● Required work:
Write the lines out again, from the top of the material to the line containing "ax.set_ylim(0, 40)", pictures excluded.
* START *
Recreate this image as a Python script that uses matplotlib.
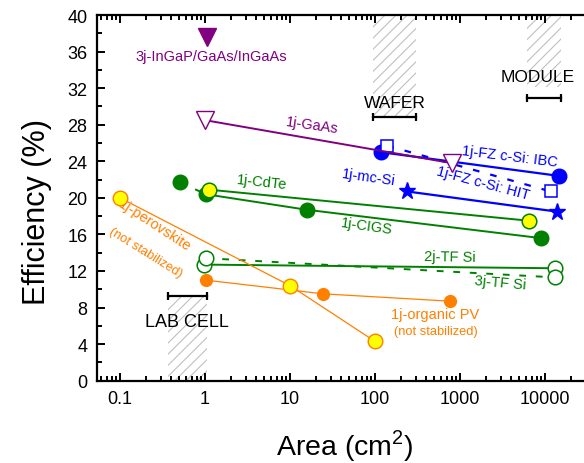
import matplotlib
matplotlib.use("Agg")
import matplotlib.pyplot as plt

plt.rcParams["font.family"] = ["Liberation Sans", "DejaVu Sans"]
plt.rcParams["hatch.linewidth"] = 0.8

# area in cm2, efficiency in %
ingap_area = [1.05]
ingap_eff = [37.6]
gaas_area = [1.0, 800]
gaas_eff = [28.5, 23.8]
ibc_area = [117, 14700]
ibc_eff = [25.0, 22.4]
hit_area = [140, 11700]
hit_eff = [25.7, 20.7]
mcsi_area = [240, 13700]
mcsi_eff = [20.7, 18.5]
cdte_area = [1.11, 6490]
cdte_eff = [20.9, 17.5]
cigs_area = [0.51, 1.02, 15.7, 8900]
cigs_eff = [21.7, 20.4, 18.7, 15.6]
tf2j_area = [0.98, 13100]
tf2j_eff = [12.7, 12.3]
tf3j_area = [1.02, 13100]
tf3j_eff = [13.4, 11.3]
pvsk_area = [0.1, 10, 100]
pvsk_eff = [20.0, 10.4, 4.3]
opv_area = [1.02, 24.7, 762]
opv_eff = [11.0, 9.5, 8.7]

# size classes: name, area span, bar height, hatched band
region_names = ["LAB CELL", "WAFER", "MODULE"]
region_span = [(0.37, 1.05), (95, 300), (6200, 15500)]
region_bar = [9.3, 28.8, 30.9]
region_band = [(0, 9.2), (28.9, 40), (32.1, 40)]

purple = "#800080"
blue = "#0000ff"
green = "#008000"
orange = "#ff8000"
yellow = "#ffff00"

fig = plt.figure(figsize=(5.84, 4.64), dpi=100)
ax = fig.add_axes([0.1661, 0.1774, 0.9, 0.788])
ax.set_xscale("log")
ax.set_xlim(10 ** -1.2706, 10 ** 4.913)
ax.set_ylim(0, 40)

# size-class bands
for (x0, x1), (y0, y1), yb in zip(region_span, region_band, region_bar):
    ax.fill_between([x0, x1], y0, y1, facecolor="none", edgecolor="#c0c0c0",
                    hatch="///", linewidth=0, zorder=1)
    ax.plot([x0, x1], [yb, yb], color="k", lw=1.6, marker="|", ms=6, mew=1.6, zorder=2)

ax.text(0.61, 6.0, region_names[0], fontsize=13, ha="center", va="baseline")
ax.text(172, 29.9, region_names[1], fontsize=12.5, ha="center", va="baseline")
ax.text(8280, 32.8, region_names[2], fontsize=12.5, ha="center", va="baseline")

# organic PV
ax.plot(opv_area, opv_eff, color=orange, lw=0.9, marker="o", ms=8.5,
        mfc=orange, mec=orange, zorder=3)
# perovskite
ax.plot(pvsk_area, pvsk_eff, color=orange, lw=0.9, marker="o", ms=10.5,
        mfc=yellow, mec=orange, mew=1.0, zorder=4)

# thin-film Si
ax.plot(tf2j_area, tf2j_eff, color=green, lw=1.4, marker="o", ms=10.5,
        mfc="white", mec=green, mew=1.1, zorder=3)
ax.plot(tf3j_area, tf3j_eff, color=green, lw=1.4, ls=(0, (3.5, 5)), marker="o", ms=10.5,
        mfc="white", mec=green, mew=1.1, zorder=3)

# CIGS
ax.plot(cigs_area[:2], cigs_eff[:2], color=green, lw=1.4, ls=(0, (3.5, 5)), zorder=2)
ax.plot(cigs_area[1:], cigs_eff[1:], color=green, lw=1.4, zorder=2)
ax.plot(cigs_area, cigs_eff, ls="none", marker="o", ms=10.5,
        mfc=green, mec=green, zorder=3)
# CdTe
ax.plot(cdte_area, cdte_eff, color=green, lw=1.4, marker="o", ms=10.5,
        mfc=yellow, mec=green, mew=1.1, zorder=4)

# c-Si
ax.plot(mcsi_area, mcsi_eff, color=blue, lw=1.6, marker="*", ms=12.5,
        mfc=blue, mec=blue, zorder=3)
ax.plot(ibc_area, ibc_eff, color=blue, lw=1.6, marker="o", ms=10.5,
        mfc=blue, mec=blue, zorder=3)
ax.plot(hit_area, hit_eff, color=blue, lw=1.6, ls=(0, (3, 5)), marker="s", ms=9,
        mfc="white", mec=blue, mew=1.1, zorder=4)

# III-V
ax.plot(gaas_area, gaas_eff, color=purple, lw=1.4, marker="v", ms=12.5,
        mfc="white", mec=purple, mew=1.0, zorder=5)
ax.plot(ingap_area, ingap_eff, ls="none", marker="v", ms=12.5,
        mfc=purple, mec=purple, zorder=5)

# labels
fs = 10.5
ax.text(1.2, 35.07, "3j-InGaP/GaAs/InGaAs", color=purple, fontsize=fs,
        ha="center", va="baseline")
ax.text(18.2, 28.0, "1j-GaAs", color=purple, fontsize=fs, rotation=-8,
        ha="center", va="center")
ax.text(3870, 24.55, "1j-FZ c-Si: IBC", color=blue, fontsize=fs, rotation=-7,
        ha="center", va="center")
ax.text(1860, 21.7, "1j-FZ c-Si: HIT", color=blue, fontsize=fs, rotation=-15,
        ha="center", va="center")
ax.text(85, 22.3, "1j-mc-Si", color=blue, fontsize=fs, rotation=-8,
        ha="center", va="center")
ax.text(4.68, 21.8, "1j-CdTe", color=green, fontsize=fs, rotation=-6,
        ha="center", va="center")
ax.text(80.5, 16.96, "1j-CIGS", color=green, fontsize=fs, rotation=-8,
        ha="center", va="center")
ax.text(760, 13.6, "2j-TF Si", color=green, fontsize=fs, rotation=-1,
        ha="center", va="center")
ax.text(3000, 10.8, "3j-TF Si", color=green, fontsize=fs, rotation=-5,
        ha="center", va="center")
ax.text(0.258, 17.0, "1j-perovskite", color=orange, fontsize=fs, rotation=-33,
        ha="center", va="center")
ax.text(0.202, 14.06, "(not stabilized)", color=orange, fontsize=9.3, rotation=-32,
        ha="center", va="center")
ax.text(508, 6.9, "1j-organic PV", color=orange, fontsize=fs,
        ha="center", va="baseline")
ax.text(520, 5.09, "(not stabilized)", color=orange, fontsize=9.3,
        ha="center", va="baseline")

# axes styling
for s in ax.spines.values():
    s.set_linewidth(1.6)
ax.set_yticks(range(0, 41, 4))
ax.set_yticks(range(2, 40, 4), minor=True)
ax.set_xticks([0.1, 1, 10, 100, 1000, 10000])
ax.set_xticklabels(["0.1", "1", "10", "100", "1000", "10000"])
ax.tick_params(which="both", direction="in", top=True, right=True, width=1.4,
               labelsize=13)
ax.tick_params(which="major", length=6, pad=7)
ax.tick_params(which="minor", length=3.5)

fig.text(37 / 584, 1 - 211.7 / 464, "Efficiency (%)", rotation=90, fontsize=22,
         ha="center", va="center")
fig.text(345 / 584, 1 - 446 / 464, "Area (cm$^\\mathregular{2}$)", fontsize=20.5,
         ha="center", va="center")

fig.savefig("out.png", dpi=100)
* END *
● The solution:
Recreate this image as a Python script that uses matplotlib.
import matplotlib
matplotlib.use("Agg")
import matplotlib.pyplot as plt

plt.rcParams["font.family"] = ["Liberation Sans", "DejaVu Sans"]
plt.rcParams["hatch.linewidth"] = 0.8

# area in cm2, efficiency in %
ingap_area = [1.05]
ingap_eff = [37.6]
gaas_area = [1.0, 800]
gaas_eff = [28.5, 23.8]
ibc_area = [117, 14700]
ibc_eff = [25.0, 22.4]
hit_area = [140, 11700]
hit_eff = [25.7, 20.7]
mcsi_area = [240, 13700]
mcsi_eff = [20.7, 18.5]
cdte_area = [1.11, 6490]
cdte_eff = [20.9, 17.5]
cigs_area = [0.51, 1.02, 15.7, 8900]
cigs_eff = [21.7, 20.4, 18.7, 15.6]
tf2j_area = [0.98, 13100]
tf2j_eff = [12.7, 12.3]
tf3j_area = [1.02, 13100]
tf3j_eff = [13.4, 11.3]
pvsk_area = [0.1, 10, 100]
pvsk_eff = [20.0, 10.4, 4.3]
opv_area = [1.02, 24.7, 762]
opv_eff = [11.0, 9.5, 8.7]

# size classes: name, area span, bar height, hatched band
region_names = ["LAB CELL", "WAFER", "MODULE"]
region_span = [(0.37, 1.05), (95, 300), (6200, 15500)]
region_bar = [9.3, 28.8, 30.9]
region_band = [(0, 9.2), (28.9, 40), (32.1, 40)]

purple = "#800080"
blue = "#0000ff"
green = "#008000"
orange = "#ff8000"
yellow = "#ffff00"

fig = plt.figure(figsize=(5.84, 4.64), dpi=100)
ax = fig.add_axes([0.1661, 0.1774, 0.9, 0.788])
ax.set_xscale("log")
ax.set_xlim(10 ** -1.2706, 10 ** 4.913)
ax.set_ylim(0, 40)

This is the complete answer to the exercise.